Details regarding the removal of PMI should be discussed with the potential loan servicer.

PMI Myth #4 Private mortgage insurance is too expensive.

A variety of factors influence the cost of PMI. Mortgage insurance premiums may range from 0.17 to 1.5 percent of the total loan amount. Actual costs vary by the insurance carrier. As with other financial matters, the health of your credit can influence the cost of private mortgage insurance. The higher your credit score, the less you must pay.

Other factors that influence the cost of mortgage insurance are the:

  • State where the property is located
  • Loan to value ratio of the property
  • Down payment amount
  • Loan Term

Different states across the country may grade the same borrower differently based on various risk factors. The higher the down payment amount, the less principal balance there is to insure.

With so many factors affecting the cost of PMI, it’s unwise to assume insurance is cost prohibitive.

So, if you have the funds to make a 20 percent down payment, should you do it? First-time homebuyers need to carefully weigh the costs of delaying homeownership before committing to saving a sizeable down payment.

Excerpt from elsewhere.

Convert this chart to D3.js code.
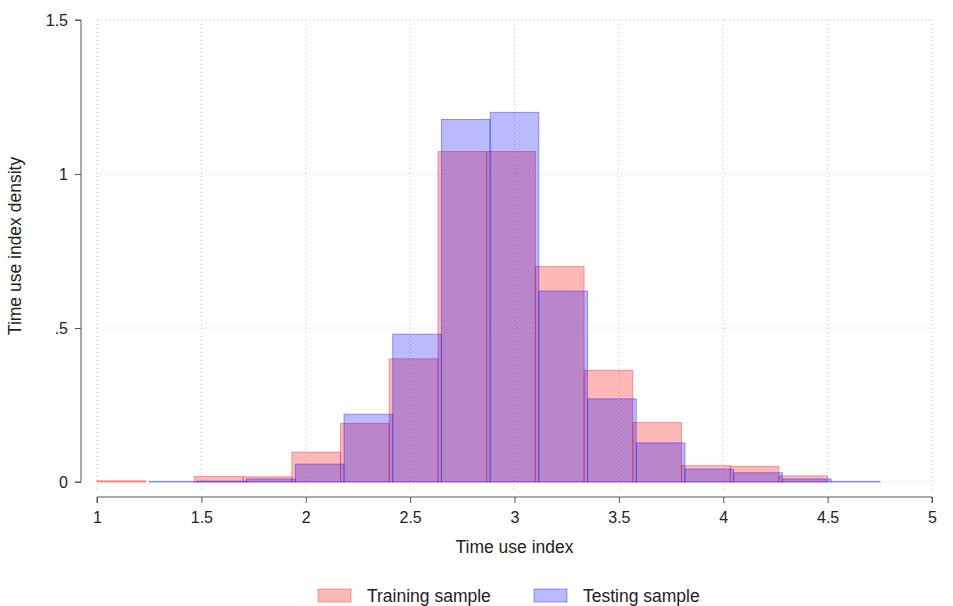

Buying a home now and paying private mortgage insurance may increase monthly mortgage payments, but it can also help create a needed financial cushion.

Instead of emptying your bank account to meet the 20 percent threshold, borrowers can instead keep a portion of their savings intact to cover unexpected expenses that may arise during the first few years in a new home. Having funds available for both a down payment and a well-funded emergency savings account will result in a peaceful night’s rest in your new home.